Council advice on tackling gulls

By Ben Carey on 19 April, 2024

Businesses in Bath affected by gulls are being updated on the advice and support available from Bath and North East Somerset Council.

B&NES Council often receives complaints from people whose health, wellbeing and enjoyment of outdoor spaces are impacted by the birds’ behaviour.

Anyone who feels their health is being impacted by gulls should make a report via this webform.

However, local authorities can only take action in specific situations where public health or public safety is at risk, Gull species including herring and lesser black-backed gulls are protected by law. It is illegal to interfere with the birds, eggs and their nests without consent from Natural England.

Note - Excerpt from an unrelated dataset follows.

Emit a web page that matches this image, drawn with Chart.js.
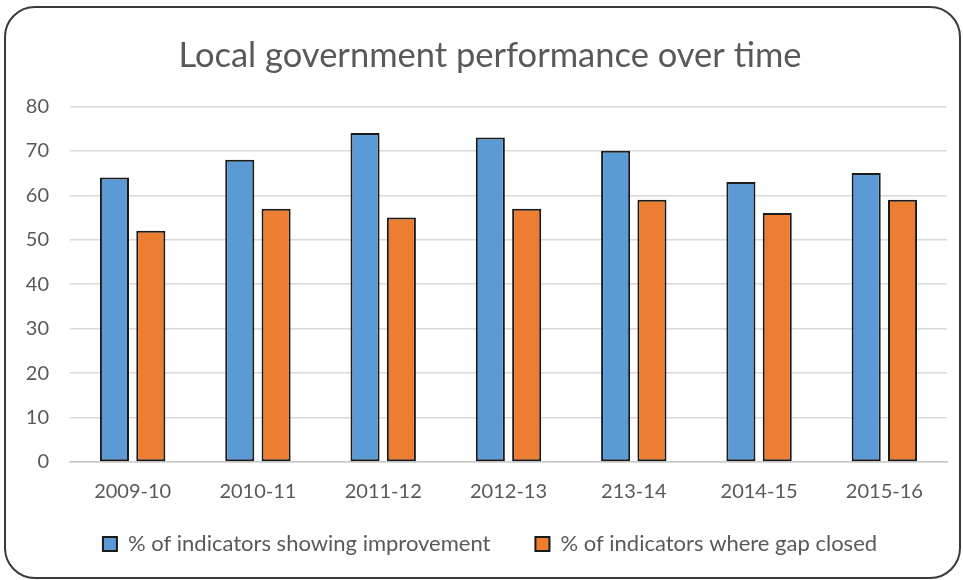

The Council will apply to Natural England for a licence to allow removal of nests and eggs during the breeding season in cases where public safety is at risk.

The licence does not permit B&NES Council to take action in cases where people’s health or safety is not being threatened, for example where gulls are swooping on pets or people, causing noise nuisance or causing sleep disturbance unless it has required medical treatment.

The Council is also encouraging businesses and residents to seek professional advice on gull-proofing measures if they are undertaking any roof work or renovations to properties.

Permission from Natural England is not required to prevent gulls from nesting on roofs in the first instance. Anyone who is having roof work carried out before the nesting season should consider asking their contractor to deter gulls from nesting by proofing potential nesting spots, such as behind chimney stacks and parapets. Information on how to ‘proof your roof’ can be found on the Council website.

Businesses are encouraged to ensure there are adequate waste storage facilities and remove any accumulated outdoor waste to deter the gulls.

Councillor Tim Ball, Cabinet Member for Neighbourhood Services, said, “We know that urban gulls can become a nuisance and even cause distress for people in some instances, however we are limited in how much we can do to solve this because it is illegal to interfere with the birds or their nests.

“We urge residents and businesses who are experiencing problems with gulls to ensure they aren’t making their roofs and gardens an attractive target, by removing outdoor waste wherever possible. It’s also advisable if you’re planning property renovations to get professional advice on building gull-deterring measures, such as spikes, into the works.

“We will shortly be applying to Natural England for a licence to take action in cases where gulls are putting people’s safety or health at risk. Anyone who feels they are experiencing a serious situation of this nature is encouraged to report it to us.”